Specification grading: an alternate means of assessing learning based on mastery and process
Presenters: Lauren Schlesselman, CETL-EdTech and Jamie Kleinman, Psychological Sciences
As professors explore this new world of distance learning and look for ways to assess learning for the fall semester, they are searching for better ways to assess student work. This session will provide you with an alternative known as specification grading. Jamie Kleinman has been using specifications grading in her psychology courses for the past three years and will describe her experiences with this grading system, which helped her make a seamless transition to distance learning this spring semester. Specifications grading is a system designed to promote student motivation and mastery. All work is graded as pass or fail based on rubrics or ’specifications’ that are provided to students. Built into this system is a way for students to check their own work to determine if it meets the basic standard to pass and a feedback process for students to correct work that has not yet met the standard.

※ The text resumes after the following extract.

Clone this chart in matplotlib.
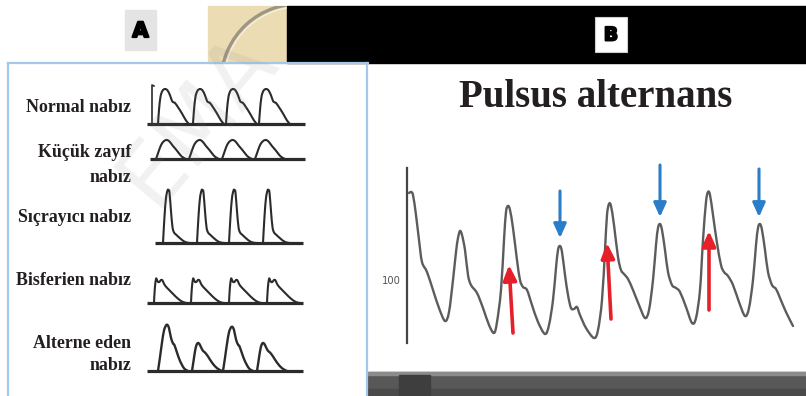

Instead of focusing on getting grades, students focus on developing skills and engaging with the subject material in a way that promotes mastery through multiple levels of critique. While this system takes time to set up, once it has been established, grading is simplified for the instructor as they can use a checklist to make sure that student work meets the criteria to pass. Students are still assigned traditional grades by linking assignments together in bundles that correspond to grade levels. Jamie will bring course syllabi to explain how she uses this system and why it is an excellent way of approaching student work, today more than ever.